Excerpted data
Begin

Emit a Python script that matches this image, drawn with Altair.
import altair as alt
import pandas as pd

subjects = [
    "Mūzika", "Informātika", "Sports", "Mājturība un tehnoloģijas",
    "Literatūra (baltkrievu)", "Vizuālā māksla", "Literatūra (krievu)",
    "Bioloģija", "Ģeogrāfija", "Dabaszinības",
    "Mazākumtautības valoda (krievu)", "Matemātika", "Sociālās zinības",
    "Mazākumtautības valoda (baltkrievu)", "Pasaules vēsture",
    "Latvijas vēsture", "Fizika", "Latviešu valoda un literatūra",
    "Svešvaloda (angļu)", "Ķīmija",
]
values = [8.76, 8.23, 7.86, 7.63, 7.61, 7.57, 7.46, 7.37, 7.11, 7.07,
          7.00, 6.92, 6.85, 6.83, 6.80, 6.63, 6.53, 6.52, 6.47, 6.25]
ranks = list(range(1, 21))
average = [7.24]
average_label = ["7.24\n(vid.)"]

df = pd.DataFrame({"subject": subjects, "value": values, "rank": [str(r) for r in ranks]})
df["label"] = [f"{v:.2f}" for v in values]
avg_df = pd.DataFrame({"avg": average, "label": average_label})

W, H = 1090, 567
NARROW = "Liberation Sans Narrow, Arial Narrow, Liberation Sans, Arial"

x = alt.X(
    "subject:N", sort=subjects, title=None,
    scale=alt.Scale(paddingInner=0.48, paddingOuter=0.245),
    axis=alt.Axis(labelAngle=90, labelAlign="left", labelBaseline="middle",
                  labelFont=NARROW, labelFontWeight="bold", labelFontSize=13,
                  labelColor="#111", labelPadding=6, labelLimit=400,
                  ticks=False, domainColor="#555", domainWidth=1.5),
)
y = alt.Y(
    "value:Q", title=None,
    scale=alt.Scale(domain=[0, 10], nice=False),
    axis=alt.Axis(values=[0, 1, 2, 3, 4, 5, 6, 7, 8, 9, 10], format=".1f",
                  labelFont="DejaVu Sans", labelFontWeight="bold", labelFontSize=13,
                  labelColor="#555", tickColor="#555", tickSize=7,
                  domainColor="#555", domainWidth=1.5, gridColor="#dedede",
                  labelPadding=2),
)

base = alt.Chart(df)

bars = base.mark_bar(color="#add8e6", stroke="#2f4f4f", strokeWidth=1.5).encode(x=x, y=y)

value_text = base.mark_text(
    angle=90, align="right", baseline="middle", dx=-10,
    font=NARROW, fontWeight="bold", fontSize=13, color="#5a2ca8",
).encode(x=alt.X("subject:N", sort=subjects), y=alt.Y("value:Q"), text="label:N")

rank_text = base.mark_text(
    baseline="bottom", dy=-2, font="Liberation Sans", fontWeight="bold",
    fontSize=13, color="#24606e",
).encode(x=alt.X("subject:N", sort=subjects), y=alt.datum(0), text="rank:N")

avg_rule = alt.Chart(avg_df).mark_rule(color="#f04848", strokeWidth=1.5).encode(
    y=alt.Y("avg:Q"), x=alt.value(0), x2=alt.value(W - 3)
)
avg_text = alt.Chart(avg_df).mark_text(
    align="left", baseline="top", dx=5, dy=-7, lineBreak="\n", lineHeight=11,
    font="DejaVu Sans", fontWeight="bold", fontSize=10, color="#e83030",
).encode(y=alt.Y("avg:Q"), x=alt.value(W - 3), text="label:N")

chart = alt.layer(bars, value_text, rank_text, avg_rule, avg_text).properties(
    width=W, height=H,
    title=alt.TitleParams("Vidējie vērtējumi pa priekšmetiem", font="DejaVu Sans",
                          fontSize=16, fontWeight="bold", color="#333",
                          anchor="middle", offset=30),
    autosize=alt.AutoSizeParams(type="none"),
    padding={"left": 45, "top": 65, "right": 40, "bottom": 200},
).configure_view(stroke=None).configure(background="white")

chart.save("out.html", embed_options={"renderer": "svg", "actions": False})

End
Begin

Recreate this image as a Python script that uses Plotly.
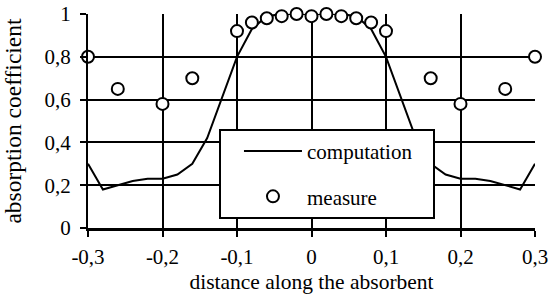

End
Begin

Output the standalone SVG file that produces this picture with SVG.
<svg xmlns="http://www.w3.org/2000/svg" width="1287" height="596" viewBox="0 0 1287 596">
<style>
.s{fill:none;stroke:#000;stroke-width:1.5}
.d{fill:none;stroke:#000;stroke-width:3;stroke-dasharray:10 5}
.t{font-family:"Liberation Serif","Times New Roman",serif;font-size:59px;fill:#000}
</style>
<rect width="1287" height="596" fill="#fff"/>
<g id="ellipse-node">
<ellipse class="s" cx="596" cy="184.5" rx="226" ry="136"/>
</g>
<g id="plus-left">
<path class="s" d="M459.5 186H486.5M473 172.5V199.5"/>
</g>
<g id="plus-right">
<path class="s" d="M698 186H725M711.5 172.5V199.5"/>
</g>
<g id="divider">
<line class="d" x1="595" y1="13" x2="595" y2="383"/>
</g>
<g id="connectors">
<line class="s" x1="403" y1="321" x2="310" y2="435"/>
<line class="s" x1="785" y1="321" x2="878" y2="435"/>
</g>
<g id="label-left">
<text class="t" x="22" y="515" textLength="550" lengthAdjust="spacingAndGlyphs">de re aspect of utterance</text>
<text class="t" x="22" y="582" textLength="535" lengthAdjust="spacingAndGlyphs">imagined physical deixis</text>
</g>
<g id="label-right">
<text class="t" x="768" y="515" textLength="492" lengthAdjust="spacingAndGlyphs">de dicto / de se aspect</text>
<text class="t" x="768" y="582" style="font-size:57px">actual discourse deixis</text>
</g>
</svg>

End

What to work on
Extract verbatim only those lines that run from the line with "Emit a Python" to the line with "import pandas as pd", inclusive.

Right answer
Emit a Python script that matches this image, drawn with Altair.
import altair as alt
import pandas as pd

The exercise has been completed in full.